* _Exercise_: Pictures must not be retyped. Return exactly the lines from the one with "Write a Python" through the one with "0.2, 0.2, 0.2]", both included, and no others.
##### Data to use #####
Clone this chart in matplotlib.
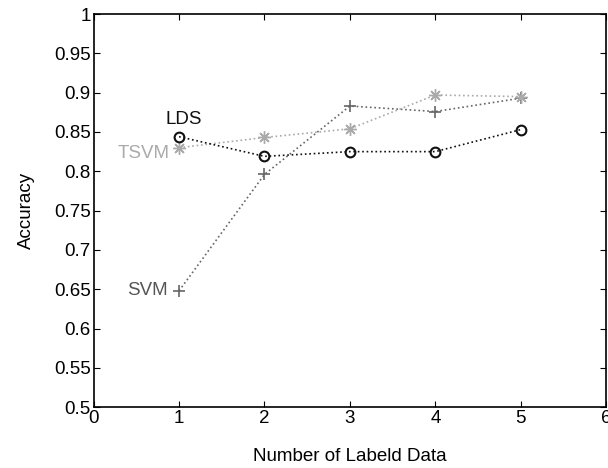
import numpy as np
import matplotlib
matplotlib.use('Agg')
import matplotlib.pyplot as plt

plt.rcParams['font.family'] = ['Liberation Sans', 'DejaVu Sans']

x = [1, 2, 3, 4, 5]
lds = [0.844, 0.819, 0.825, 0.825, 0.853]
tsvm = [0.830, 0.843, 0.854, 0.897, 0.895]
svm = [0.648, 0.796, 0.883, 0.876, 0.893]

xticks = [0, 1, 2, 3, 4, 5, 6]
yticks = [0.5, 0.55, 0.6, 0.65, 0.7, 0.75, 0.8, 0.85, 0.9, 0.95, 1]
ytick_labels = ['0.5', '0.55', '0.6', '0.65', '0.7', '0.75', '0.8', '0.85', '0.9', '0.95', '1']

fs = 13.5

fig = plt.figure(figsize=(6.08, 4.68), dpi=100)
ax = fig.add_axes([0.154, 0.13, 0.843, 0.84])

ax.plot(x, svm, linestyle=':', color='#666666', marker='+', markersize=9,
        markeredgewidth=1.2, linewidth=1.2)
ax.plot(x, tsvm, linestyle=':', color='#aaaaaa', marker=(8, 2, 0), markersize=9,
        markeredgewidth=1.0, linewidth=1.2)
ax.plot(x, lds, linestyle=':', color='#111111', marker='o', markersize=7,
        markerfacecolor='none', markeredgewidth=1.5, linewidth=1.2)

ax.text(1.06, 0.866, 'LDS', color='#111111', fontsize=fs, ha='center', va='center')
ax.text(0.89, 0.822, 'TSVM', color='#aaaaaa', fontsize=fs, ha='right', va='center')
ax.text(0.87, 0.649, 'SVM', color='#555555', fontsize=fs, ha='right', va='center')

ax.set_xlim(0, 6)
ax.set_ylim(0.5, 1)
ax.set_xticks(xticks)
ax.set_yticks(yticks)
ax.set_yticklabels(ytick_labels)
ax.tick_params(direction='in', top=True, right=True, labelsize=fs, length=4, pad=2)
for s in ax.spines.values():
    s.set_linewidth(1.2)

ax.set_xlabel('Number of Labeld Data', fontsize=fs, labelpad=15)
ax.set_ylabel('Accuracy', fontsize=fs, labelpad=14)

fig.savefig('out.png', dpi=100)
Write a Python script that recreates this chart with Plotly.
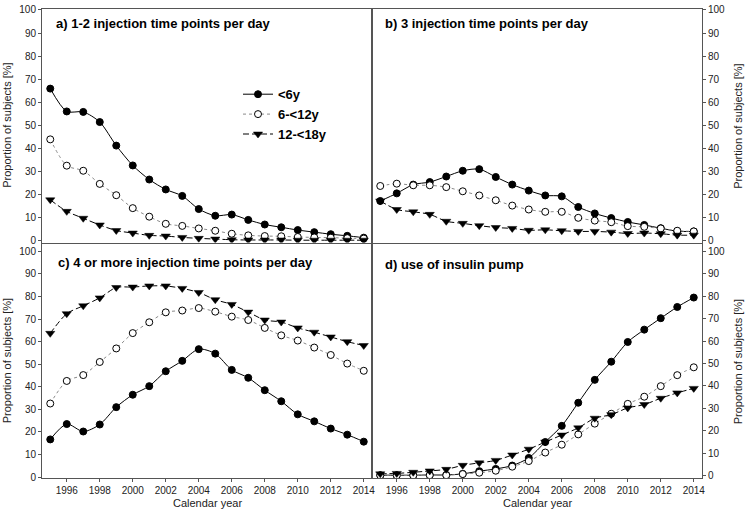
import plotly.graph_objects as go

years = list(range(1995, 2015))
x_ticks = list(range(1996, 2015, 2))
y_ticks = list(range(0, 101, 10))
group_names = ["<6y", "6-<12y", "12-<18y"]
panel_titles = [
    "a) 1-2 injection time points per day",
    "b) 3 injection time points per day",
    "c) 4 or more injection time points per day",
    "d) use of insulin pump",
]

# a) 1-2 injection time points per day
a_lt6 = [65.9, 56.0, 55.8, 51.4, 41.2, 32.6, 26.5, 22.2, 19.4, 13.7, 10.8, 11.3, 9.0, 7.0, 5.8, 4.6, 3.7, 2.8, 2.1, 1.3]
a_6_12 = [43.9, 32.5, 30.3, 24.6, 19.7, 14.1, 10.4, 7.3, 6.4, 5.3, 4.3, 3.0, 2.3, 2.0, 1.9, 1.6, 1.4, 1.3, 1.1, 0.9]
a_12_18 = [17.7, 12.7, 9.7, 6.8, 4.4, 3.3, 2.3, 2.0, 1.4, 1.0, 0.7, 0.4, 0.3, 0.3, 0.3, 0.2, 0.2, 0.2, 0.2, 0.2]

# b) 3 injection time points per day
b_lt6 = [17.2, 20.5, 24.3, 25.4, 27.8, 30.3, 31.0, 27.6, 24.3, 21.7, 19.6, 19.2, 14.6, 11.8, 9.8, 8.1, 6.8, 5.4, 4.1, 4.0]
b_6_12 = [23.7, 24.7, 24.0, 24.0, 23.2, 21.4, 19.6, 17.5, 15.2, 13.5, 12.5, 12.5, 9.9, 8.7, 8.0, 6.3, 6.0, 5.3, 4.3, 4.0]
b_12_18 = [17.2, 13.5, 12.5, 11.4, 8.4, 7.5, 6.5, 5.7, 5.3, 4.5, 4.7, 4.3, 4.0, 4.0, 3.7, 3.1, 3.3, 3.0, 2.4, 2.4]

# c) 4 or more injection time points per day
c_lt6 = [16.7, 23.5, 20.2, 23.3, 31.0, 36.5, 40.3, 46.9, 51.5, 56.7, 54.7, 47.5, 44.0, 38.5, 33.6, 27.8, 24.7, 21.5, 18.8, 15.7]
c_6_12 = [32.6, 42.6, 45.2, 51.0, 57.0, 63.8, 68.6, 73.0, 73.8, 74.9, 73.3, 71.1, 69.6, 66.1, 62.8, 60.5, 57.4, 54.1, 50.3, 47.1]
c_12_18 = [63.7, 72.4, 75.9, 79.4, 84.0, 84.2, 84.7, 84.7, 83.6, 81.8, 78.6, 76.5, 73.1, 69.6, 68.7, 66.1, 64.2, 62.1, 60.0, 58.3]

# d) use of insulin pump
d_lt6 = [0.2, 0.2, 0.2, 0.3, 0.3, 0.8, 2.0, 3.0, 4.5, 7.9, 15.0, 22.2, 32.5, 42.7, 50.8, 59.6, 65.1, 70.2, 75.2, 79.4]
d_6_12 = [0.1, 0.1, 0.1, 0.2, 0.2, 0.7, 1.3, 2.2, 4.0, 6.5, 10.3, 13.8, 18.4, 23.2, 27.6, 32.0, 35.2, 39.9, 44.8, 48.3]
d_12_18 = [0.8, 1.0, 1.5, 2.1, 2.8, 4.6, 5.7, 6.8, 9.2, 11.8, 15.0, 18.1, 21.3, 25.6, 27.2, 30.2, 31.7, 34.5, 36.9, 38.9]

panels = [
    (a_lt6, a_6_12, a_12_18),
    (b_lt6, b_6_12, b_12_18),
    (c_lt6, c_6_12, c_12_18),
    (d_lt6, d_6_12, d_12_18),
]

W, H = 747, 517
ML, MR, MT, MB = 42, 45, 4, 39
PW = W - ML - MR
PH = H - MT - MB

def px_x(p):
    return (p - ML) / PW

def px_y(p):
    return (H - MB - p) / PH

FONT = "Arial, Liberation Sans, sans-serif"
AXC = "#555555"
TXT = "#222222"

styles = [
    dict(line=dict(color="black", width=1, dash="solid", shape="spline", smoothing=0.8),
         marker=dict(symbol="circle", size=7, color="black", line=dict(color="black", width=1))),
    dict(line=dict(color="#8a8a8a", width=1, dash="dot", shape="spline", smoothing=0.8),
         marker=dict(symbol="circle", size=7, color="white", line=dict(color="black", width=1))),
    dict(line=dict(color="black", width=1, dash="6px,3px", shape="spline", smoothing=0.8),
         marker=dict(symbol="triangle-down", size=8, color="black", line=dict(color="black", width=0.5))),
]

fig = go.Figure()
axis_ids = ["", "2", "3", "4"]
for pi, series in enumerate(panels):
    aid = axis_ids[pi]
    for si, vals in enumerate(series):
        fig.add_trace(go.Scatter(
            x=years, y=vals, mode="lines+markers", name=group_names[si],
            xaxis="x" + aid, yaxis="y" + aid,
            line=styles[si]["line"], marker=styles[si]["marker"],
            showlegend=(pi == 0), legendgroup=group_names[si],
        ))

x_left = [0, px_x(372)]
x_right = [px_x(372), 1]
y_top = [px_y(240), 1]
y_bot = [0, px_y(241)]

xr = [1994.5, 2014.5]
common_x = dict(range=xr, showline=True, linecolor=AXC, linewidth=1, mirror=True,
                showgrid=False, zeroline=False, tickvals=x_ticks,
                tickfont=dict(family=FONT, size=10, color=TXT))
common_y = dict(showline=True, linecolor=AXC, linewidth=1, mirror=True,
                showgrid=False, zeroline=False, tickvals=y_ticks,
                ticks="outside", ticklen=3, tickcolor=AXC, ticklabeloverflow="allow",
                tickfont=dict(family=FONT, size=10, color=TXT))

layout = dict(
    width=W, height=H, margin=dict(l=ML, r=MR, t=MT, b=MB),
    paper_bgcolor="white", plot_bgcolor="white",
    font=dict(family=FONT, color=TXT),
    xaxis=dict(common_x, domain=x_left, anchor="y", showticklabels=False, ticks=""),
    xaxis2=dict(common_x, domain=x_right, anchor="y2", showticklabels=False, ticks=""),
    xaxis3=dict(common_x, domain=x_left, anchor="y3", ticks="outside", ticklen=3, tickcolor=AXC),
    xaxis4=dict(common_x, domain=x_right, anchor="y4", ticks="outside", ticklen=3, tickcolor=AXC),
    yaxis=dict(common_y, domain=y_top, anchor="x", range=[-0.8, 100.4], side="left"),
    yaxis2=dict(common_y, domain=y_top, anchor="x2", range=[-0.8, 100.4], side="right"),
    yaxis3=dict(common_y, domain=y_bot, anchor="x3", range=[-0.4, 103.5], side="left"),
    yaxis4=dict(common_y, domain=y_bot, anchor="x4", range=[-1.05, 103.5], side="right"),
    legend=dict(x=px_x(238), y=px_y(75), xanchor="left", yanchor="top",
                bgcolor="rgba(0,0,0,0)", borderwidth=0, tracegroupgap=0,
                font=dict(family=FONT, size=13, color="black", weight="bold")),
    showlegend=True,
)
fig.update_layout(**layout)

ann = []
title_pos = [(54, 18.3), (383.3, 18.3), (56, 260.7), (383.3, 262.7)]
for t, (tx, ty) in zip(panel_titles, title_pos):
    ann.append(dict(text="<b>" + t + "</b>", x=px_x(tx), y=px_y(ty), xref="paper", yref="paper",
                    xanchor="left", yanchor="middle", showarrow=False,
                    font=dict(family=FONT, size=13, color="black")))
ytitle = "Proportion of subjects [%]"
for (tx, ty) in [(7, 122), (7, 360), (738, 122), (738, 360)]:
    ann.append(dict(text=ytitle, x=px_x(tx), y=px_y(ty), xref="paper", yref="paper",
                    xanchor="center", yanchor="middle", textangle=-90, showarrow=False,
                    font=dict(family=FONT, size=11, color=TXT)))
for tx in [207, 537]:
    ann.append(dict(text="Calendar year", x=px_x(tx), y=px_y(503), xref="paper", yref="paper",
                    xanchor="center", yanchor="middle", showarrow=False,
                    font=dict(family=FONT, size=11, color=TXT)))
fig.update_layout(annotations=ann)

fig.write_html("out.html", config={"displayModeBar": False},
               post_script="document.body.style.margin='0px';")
#####
##### Data to use #####
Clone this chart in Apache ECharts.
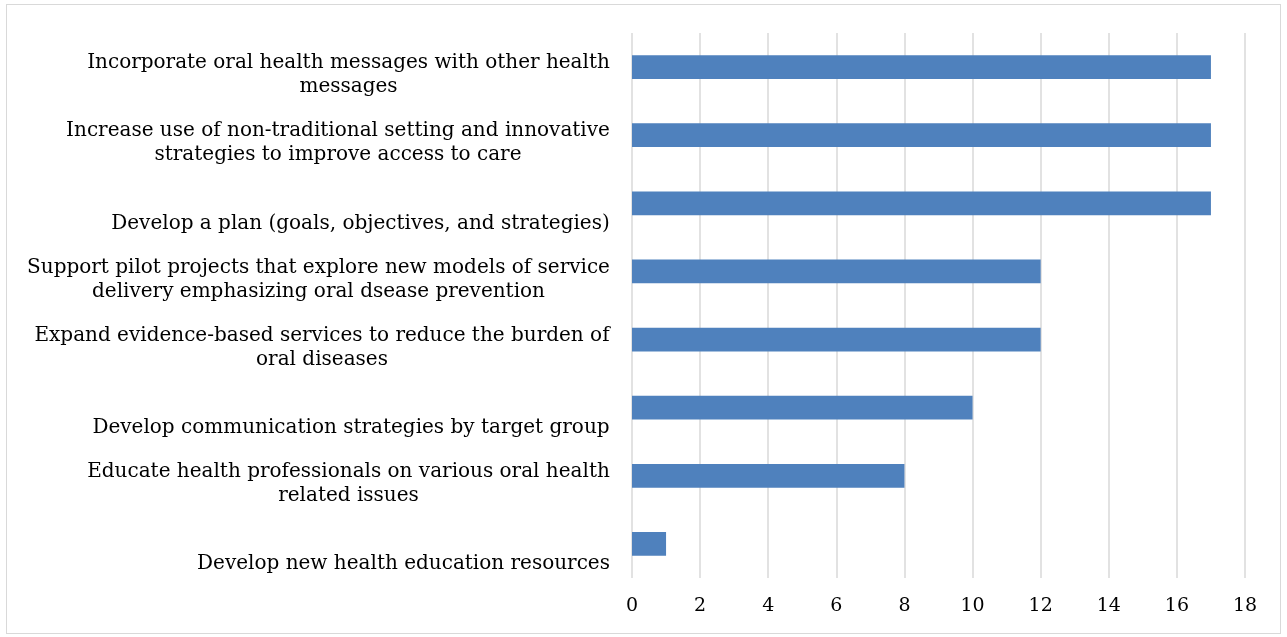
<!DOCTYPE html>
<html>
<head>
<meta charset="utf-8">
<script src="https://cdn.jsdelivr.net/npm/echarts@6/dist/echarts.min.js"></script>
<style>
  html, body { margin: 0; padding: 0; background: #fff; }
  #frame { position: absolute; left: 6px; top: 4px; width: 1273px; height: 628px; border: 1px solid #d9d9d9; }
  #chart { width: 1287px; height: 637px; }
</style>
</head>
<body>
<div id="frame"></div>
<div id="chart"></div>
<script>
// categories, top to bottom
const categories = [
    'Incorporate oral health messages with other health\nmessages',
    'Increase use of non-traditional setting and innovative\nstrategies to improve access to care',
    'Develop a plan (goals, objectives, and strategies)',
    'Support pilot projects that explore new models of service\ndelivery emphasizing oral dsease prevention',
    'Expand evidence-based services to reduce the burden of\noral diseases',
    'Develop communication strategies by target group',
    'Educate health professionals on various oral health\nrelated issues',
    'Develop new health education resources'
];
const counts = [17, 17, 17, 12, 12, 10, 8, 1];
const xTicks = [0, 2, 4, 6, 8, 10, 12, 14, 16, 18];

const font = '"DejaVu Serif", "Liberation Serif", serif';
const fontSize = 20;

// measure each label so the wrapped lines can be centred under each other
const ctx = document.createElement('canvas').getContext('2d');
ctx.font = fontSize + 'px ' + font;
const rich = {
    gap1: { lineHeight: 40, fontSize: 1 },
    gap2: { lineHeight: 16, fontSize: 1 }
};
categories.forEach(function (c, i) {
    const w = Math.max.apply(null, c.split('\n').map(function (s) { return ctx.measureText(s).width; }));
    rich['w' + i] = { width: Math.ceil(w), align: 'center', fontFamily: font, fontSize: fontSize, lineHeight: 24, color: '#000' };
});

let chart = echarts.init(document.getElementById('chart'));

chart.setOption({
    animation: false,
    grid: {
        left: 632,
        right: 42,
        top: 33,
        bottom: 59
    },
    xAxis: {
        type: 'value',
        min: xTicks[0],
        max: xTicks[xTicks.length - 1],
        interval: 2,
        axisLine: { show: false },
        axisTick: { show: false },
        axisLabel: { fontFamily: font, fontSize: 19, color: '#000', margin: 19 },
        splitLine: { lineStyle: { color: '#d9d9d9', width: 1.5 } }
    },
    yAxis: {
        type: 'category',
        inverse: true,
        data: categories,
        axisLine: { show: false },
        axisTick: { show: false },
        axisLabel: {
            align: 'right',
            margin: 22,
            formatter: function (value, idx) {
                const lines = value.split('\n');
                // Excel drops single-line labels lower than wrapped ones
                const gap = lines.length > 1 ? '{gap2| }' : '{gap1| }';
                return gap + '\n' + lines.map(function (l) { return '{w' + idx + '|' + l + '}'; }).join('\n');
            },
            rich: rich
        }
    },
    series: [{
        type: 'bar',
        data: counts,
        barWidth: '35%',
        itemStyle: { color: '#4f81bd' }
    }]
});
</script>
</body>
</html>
#####
* _Task response_:
Write a Python script that recreates this chart with Plotly.
import plotly.graph_objects as go

years = list(range(1995, 2015))
x_ticks = list(range(1996, 2015, 2))
y_ticks = list(range(0, 101, 10))
group_names = ["<6y", "6-<12y", "12-<18y"]
panel_titles = [
    "a) 1-2 injection time points per day",
    "b) 3 injection time points per day",
    "c) 4 or more injection time points per day",
    "d) use of insulin pump",
]

# a) 1-2 injection time points per day
a_lt6 = [65.9, 56.0, 55.8, 51.4, 41.2, 32.6, 26.5, 22.2, 19.4, 13.7, 10.8, 11.3, 9.0, 7.0, 5.8, 4.6, 3.7, 2.8, 2.1, 1.3]
a_6_12 = [43.9, 32.5, 30.3, 24.6, 19.7, 14.1, 10.4, 7.3, 6.4, 5.3, 4.3, 3.0, 2.3, 2.0, 1.9, 1.6, 1.4, 1.3, 1.1, 0.9]
a_12_18 = [17.7, 12.7, 9.7, 6.8, 4.4, 3.3, 2.3, 2.0, 1.4, 1.0, 0.7, 0.4, 0.3, 0.3, 0.3, 0.2, 0.2, 0.2, 0.2, 0.2]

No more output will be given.